A Natural History of ‘Food Riots’

by Crystal Bartolovich, 2010

In the first half of 2008, ‘food riots’ were much in the news. The streets of the global South and the television screens of the North were filled with angry protesters as the price of grains on world markets doubled or even tripled, pushing staples out of the reach of vast swathes of populations already struggling to get by. Nearly all commentators agree that the price rises that led to these disturbances were an effect of global forces, not merely local ones,such as drought or corruption, on which such unrest is typically blamed. Competition for oil, the cost of commercial seed, fertiliser and pesticide, speculation in commodities markets, shifting of grains to use for fuel rather than food, or for livestock rather than people, all have been identified as culprits.
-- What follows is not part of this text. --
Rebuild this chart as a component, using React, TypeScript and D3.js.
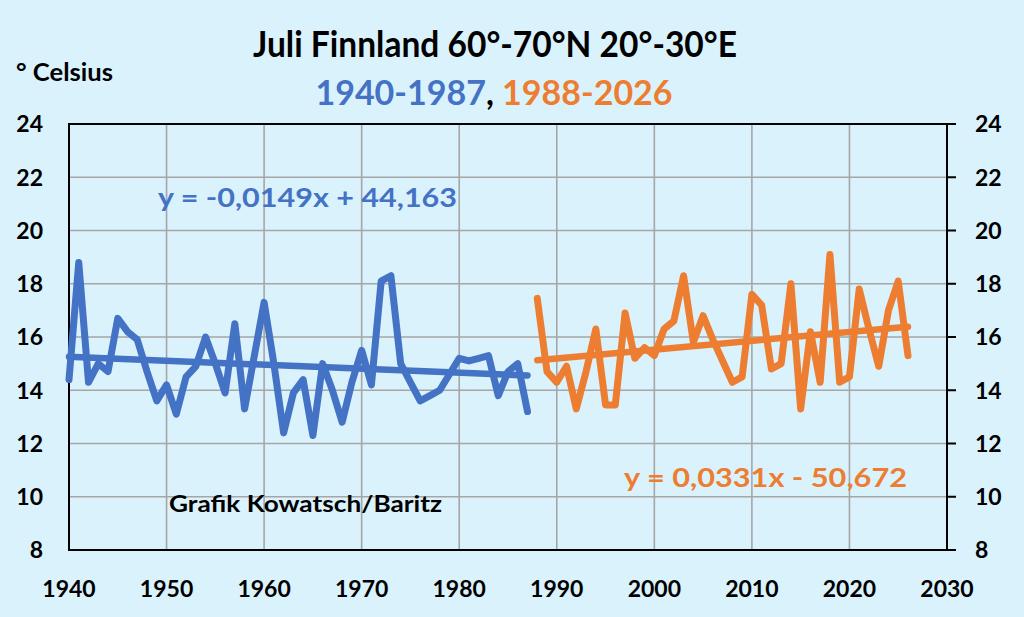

Thus, food riots raise anew – and emphatically at a global level – the question of the limits of the market in mediating the distribution of the most basic resources. At the same time, they remind us that food is still – despite the shift to ‘immaterial labour’ in many sectors of the post-Fordist economy and the continuing decrease in the percentage of the human population engaged in agricultural labour – a particularly volatile site of social struggle over concrete planetary resources. Not only does the concept of sugar not taste sweet, as Althusser was fond of saying, but you can’t put an advertisement for it in your coffee.1 Even as virtualisation technologies become ever more sophisticated, the World Food Program reminds us that 25,000 people still die in the physical world every day from hunger.2 In this context, food riots can be seen as a critique of the current determination of global priorities for the dissemination of resources, the development of technologies and the deployment of labour, as well as the failures of the market in establishing them justly. As such, they are a praxis whose theoretical implications – in addition to their practical ones– must be recognised.